Additionally, there's just this really interesting theme, and it goes hand in hand with the whole Machine of Death idea, and that is the relationship between limitations and creativity. In playtesting the game, we found that more challenges and obstacles we throw at the players, the more fun we all had in coming up with the assassination plans. So playing the game, in some ways, makes you think about the creative process as a whole. Pretty cool.

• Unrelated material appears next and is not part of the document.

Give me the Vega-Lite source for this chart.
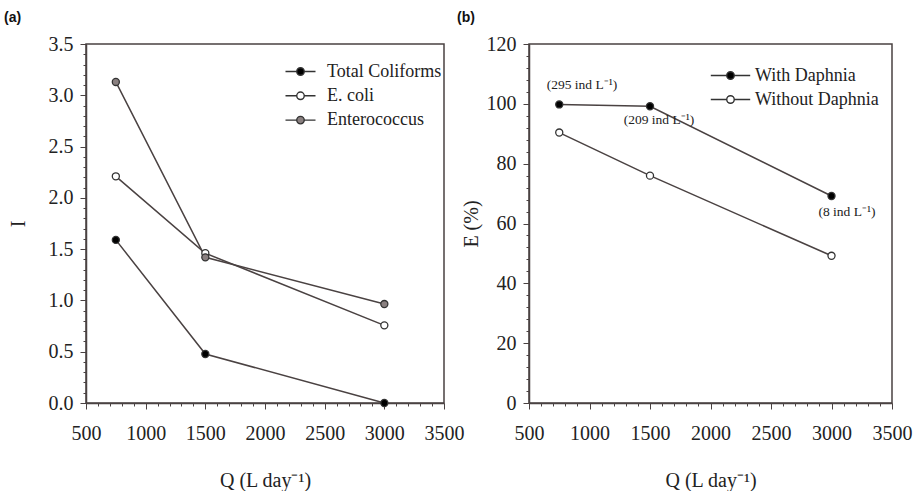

Hopefully this helps shed a little bit more light on it. Once we get a better sense of just how much we're able to raise (which is tied to quotes we're sourcing now on things like the 100K stretch goal box and possibly further upgraded dice and timers), we'll absolutely be posting more in-depth videos showing all this stuff in action. We just want to make sure that when we do that it's absolutely perfect, so that people ten years from now can reference it when they buy the game in the future from their holopods and brainscan machines.
Because the future...is where you and I will spend the rest of our lives.
Thanks once more for all the support! Previously I said that if we hit 2500 backers, I would videotape a kitten romping in death cards. This week, I think it'll be time to find a kitten.